Diante desse quadro legislativo podem suceder três hipóteses de sucessão de bens no país de propriedade de estrangeiros:

  1. Estrangeiro residente no Brasil O inventário será realizado no Brasil conforme a legislação brasileira,

  2. Estrangeiro não residente no Brasil sem filhos ou cônjuge brasileiro - O inventário será realizado no Brasil conforme a legislação do país de domicílio do falecido,

  3. Estrangeiro não residente no Brasil com filhos ou cônjuge brasileiro - O inventário será realizado no Brasil conforme a legislação brasileira, salvo se a legislação do país de residência do falecido for mais favorável para os interesses dos filhos ou cônjuge brasileiro;

Por derradeiro, é importante destacar que em precedentes recentes do STJ têm sido admitidas a homologação de sentenças estrangeiras que tratem da sucessão de bens de estrangeiros no Brasil contanto que haja manifesta concordância entre todos os interessados.
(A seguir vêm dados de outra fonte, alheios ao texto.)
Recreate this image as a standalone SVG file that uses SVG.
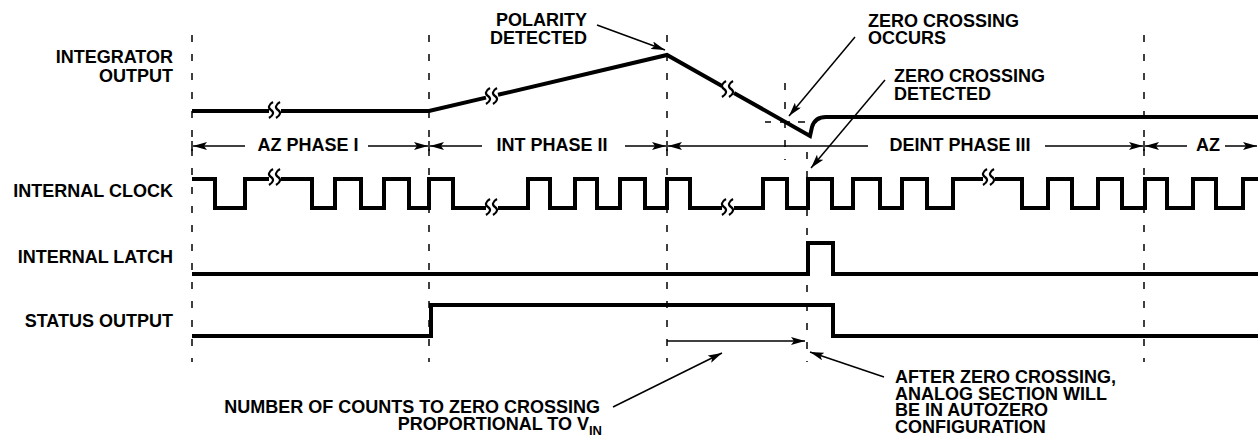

Nesse caso, o entendimento jurisprudencial trafega para a ideia de que a soberania brasileira deve ser exercida nos casos em que há litígio entre os interessados, respeitando-se a decisão consensual e amigável entre os interessados, ainda que homologada por decisão estrangeira. Nesse sentido, vejamos o seguinte precedente:

HDE 003694

Min. João Otávio de Noronha

Data publicação: 27/03/2020

HOMOLOGAÇÃO DE DECISÃO ESTRANGEIRA Nº 3.694

Relator: Min. João Otávio de Noronha

DECISÃO

Trata-se de pedido de homologação da decisão estrangeira proferida, em 30/9/2010, pelo Juiz de Primeira Instância da Província de Misiones, Argentina, que autorizou a representante do espólio de Júlio Arnaldo Fretes Barthelemy, argentino, residente e falecido naquele país, a realizar a venda de imóvel situado no Brasil. O pedido é formulado por Victor José Fretes Gallo, um dos filhos do de cujus.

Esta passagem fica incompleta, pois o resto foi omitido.